Saved entries:
+ + + +
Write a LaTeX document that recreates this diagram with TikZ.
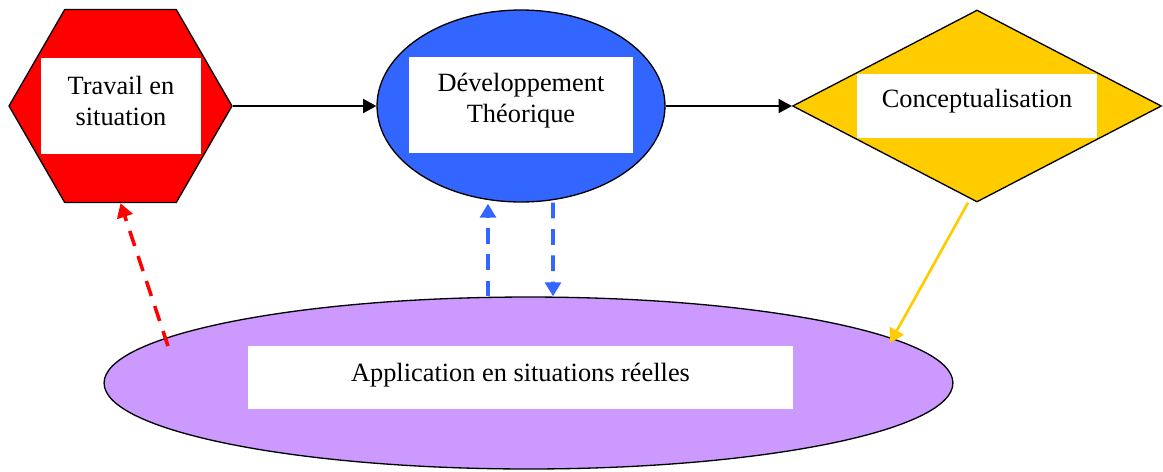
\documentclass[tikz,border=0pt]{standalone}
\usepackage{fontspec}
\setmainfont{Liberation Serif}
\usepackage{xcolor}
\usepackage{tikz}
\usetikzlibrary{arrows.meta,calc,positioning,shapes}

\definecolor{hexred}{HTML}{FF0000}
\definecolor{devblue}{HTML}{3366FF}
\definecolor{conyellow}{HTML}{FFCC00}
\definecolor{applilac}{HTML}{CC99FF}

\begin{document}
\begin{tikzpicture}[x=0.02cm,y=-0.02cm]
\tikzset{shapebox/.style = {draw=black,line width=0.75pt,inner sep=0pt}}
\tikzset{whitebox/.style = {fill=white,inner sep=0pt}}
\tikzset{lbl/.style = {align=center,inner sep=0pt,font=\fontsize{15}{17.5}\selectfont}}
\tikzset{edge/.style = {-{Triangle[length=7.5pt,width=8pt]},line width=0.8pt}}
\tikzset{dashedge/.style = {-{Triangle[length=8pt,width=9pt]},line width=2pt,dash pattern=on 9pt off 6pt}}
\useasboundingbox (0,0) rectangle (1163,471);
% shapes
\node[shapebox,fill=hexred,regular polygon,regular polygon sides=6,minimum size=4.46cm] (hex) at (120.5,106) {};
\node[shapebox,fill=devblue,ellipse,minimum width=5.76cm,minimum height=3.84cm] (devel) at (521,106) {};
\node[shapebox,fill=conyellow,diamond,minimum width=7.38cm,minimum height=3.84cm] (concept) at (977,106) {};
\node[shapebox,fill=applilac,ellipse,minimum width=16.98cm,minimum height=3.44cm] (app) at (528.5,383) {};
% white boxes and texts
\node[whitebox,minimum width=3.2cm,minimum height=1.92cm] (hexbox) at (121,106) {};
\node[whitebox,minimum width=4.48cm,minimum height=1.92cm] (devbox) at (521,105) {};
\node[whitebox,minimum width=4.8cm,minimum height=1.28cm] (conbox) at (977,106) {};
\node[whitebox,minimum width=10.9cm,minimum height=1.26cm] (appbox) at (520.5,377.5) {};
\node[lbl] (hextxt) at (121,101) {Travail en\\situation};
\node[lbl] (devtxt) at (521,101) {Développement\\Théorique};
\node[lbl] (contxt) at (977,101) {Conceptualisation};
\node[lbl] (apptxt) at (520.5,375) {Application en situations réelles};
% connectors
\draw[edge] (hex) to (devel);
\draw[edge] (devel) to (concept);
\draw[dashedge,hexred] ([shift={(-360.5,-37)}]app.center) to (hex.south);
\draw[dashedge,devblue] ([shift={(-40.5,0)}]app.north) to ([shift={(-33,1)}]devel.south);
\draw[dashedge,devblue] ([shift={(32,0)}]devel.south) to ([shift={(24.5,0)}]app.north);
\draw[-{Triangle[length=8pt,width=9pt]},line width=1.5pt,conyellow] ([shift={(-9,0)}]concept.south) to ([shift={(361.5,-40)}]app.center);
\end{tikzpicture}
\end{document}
+ + + +
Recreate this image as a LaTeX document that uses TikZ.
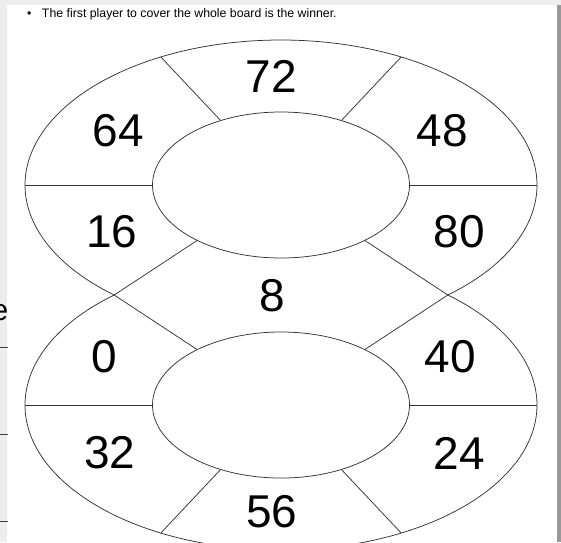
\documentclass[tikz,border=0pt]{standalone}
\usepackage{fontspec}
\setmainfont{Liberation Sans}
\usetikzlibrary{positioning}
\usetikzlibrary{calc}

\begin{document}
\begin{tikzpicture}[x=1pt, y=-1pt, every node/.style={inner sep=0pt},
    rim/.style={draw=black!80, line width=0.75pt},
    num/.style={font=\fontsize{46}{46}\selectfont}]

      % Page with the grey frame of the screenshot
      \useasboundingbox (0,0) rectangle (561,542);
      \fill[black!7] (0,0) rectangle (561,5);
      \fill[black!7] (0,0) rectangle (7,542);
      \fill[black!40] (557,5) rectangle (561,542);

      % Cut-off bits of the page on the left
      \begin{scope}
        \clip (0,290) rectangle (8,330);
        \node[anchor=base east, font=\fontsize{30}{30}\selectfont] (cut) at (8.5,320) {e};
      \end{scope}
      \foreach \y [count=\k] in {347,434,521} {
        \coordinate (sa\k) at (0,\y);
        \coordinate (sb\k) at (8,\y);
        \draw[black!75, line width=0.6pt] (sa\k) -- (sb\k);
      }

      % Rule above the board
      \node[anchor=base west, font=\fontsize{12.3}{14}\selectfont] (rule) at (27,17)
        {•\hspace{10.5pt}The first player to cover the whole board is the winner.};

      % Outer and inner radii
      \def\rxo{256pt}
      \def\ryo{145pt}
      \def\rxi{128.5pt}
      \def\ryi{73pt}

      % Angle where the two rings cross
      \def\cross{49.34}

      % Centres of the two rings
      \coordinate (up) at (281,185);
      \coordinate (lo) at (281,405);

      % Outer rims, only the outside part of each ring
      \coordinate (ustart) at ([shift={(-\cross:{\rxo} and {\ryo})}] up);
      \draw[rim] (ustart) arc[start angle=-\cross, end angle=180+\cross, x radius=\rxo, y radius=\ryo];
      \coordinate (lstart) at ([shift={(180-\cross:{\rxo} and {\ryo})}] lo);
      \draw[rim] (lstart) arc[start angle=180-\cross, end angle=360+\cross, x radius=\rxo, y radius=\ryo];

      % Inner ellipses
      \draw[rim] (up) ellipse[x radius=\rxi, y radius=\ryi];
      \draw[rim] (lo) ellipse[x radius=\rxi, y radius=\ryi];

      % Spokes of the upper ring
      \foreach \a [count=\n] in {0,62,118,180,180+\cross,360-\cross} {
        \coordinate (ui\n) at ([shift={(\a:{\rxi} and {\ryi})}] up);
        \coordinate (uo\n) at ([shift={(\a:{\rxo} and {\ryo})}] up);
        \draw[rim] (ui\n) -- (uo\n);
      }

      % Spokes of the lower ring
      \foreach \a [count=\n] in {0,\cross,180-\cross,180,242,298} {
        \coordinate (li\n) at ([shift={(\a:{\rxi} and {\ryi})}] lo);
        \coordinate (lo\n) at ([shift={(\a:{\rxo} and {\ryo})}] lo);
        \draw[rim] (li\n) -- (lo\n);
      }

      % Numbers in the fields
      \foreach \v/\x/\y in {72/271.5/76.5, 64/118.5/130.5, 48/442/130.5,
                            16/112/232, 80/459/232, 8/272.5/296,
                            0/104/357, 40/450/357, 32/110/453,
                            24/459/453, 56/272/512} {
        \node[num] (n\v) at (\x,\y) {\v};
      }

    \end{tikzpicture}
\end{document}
+ + + +
Written problem:
From the records above, copy only the lines running from the line containing "Recreate this image" to the line containing "angle=360+\cross, x radius=\rxo, y radius=\ryo];", both ends included. Leave the pictures out.

The reply:
Recreate this image as a LaTeX document that uses TikZ.
\documentclass[tikz,border=0pt]{standalone}
\usepackage{fontspec}
\setmainfont{Liberation Sans}
\usetikzlibrary{positioning}
\usetikzlibrary{calc}

\begin{document}
\begin{tikzpicture}[x=1pt, y=-1pt, every node/.style={inner sep=0pt},
    rim/.style={draw=black!80, line width=0.75pt},
    num/.style={font=\fontsize{46}{46}\selectfont}]

      % Page with the grey frame of the screenshot
      \useasboundingbox (0,0) rectangle (561,542);
      \fill[black!7] (0,0) rectangle (561,5);
      \fill[black!7] (0,0) rectangle (7,542);
      \fill[black!40] (557,5) rectangle (561,542);

      % Cut-off bits of the page on the left
      \begin{scope}
        \clip (0,290) rectangle (8,330);
        \node[anchor=base east, font=\fontsize{30}{30}\selectfont] (cut) at (8.5,320) {e};
      \end{scope}
      \foreach \y [count=\k] in {347,434,521} {
        \coordinate (sa\k) at (0,\y);
        \coordinate (sb\k) at (8,\y);
        \draw[black!75, line width=0.6pt] (sa\k) -- (sb\k);
      }

      % Rule above the board
      \node[anchor=base west, font=\fontsize{12.3}{14}\selectfont] (rule) at (27,17)
        {•\hspace{10.5pt}The first player to cover the whole board is the winner.};

      % Outer and inner radii
      \def\rxo{256pt}
      \def\ryo{145pt}
      \def\rxi{128.5pt}
      \def\ryi{73pt}

      % Angle where the two rings cross
      \def\cross{49.34}

      % Centres of the two rings
      \coordinate (up) at (281,185);
      \coordinate (lo) at (281,405);

      % Outer rims, only the outside part of each ring
      \coordinate (ustart) at ([shift={(-\cross:{\rxo} and {\ryo})}] up);
      \draw[rim] (ustart) arc[start angle=-\cross, end angle=180+\cross, x radius=\rxo, y radius=\ryo];
      \coordinate (lstart) at ([shift={(180-\cross:{\rxo} and {\ryo})}] lo);
      \draw[rim] (lstart) arc[start angle=180-\cross, end angle=360+\cross, x radius=\rxo, y radius=\ryo];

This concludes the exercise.